— start Supplied data —

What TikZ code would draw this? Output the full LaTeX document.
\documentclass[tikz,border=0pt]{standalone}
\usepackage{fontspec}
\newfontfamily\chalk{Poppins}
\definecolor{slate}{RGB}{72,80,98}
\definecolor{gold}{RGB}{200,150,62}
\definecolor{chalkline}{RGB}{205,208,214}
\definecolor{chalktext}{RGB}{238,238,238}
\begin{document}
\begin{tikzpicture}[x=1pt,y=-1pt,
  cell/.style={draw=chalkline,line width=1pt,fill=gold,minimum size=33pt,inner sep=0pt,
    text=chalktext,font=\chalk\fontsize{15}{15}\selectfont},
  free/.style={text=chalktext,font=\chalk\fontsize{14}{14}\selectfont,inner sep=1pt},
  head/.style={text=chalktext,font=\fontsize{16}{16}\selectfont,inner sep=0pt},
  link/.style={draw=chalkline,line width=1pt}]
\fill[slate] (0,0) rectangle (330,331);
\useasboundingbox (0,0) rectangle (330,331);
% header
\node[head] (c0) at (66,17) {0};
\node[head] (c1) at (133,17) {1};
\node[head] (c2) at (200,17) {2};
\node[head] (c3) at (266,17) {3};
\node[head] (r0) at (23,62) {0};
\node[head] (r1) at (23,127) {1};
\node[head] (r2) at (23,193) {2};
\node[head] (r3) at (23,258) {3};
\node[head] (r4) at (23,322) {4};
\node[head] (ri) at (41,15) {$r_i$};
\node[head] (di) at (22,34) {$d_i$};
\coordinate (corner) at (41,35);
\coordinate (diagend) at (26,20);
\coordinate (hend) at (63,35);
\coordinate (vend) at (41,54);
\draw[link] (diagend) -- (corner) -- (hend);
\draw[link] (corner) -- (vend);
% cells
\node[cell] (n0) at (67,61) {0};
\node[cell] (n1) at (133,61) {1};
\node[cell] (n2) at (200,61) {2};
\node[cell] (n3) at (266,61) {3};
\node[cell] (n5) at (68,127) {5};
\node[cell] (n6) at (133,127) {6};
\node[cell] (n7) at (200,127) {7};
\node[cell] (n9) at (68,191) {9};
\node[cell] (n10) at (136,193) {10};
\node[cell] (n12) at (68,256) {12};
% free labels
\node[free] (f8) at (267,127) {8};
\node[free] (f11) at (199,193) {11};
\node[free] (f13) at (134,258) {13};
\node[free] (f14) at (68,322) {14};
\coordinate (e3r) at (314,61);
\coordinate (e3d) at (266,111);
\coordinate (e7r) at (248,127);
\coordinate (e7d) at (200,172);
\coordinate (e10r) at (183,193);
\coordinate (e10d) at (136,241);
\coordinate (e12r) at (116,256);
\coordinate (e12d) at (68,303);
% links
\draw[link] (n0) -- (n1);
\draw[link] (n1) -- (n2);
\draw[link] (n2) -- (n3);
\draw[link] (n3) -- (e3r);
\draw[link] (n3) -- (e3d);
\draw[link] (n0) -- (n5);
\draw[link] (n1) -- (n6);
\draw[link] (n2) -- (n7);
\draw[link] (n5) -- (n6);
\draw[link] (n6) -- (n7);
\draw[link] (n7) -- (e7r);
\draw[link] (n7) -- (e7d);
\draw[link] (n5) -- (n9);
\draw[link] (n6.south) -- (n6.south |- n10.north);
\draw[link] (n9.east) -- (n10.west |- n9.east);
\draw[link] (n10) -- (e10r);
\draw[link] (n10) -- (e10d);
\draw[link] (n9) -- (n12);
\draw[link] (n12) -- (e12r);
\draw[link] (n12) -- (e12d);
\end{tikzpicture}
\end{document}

— end Supplied data —
— start Supplied data —

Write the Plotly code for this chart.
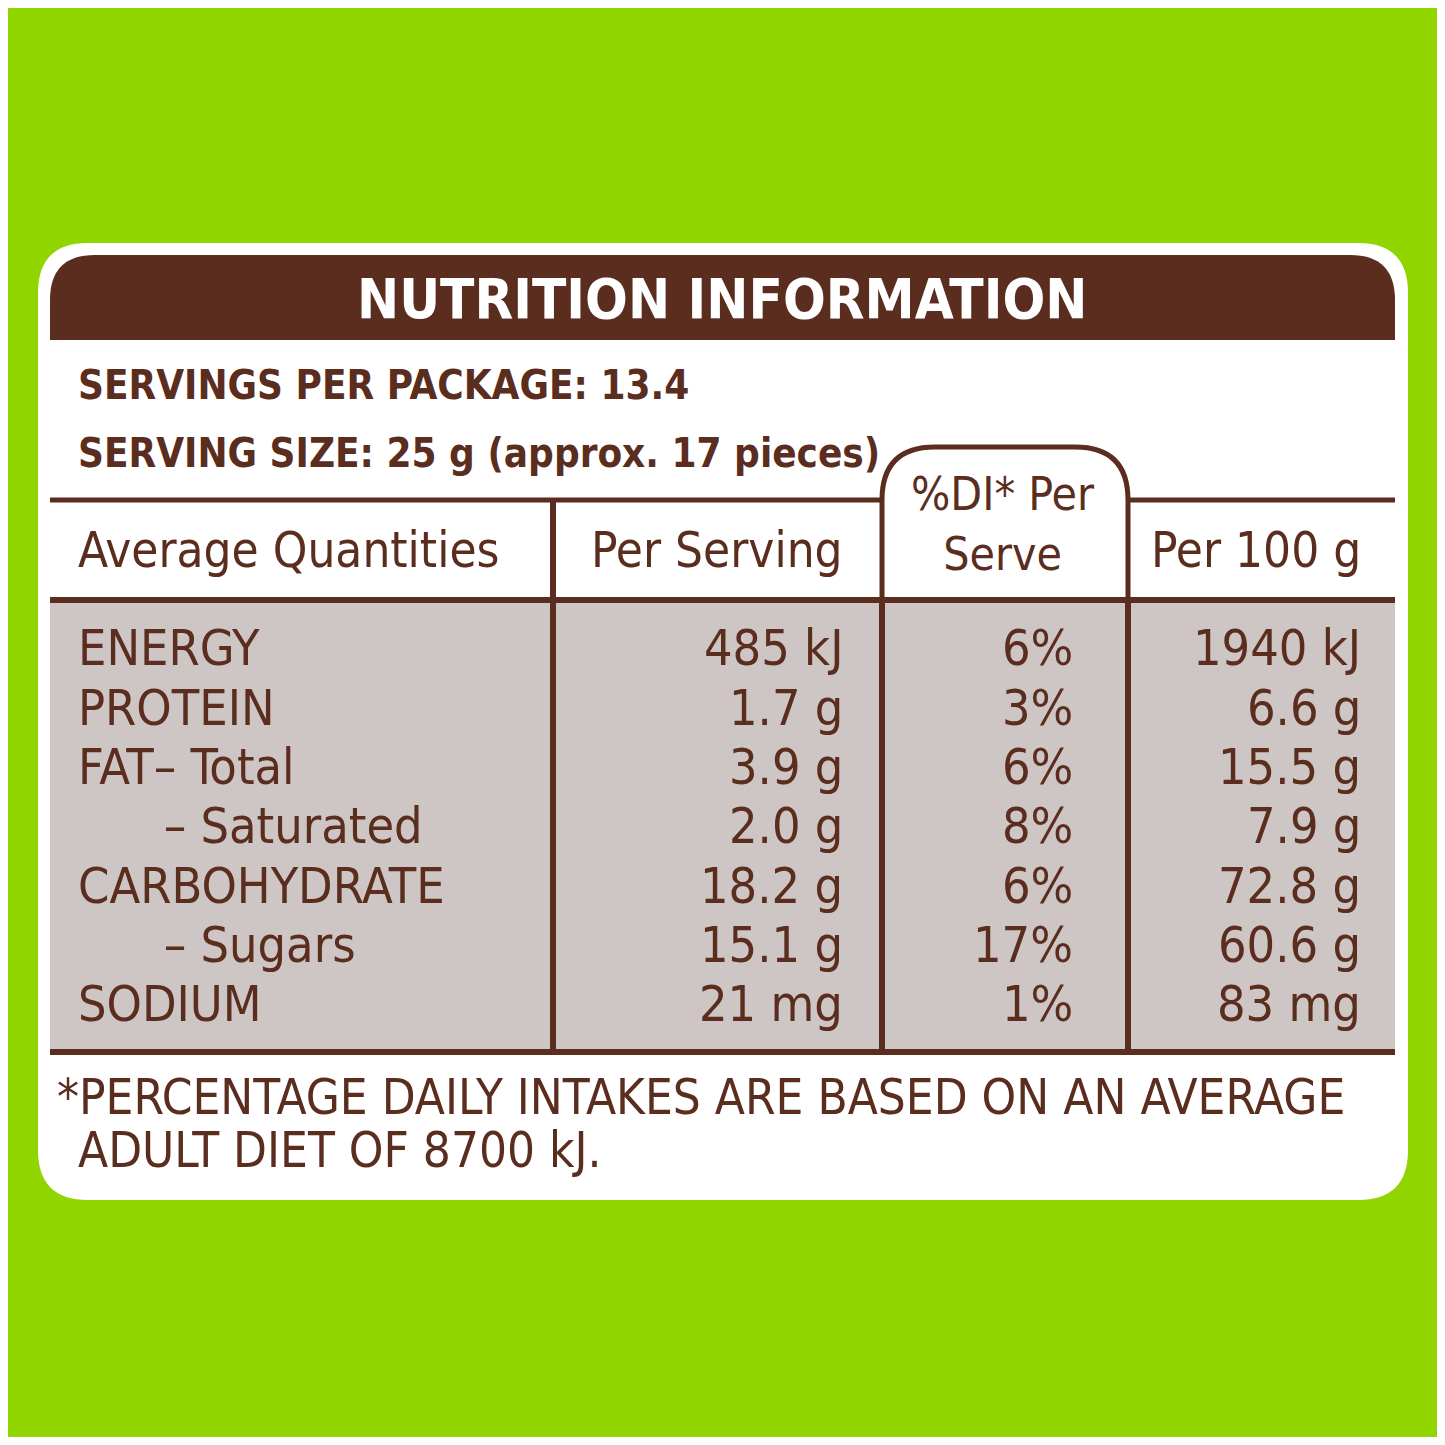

— end Supplied data —

Instructions for the task —
Identify and list each line with the word "code".

Task output —
What TikZ code would draw this? Output the full LaTeX document.
Write the Plotly code for this chart.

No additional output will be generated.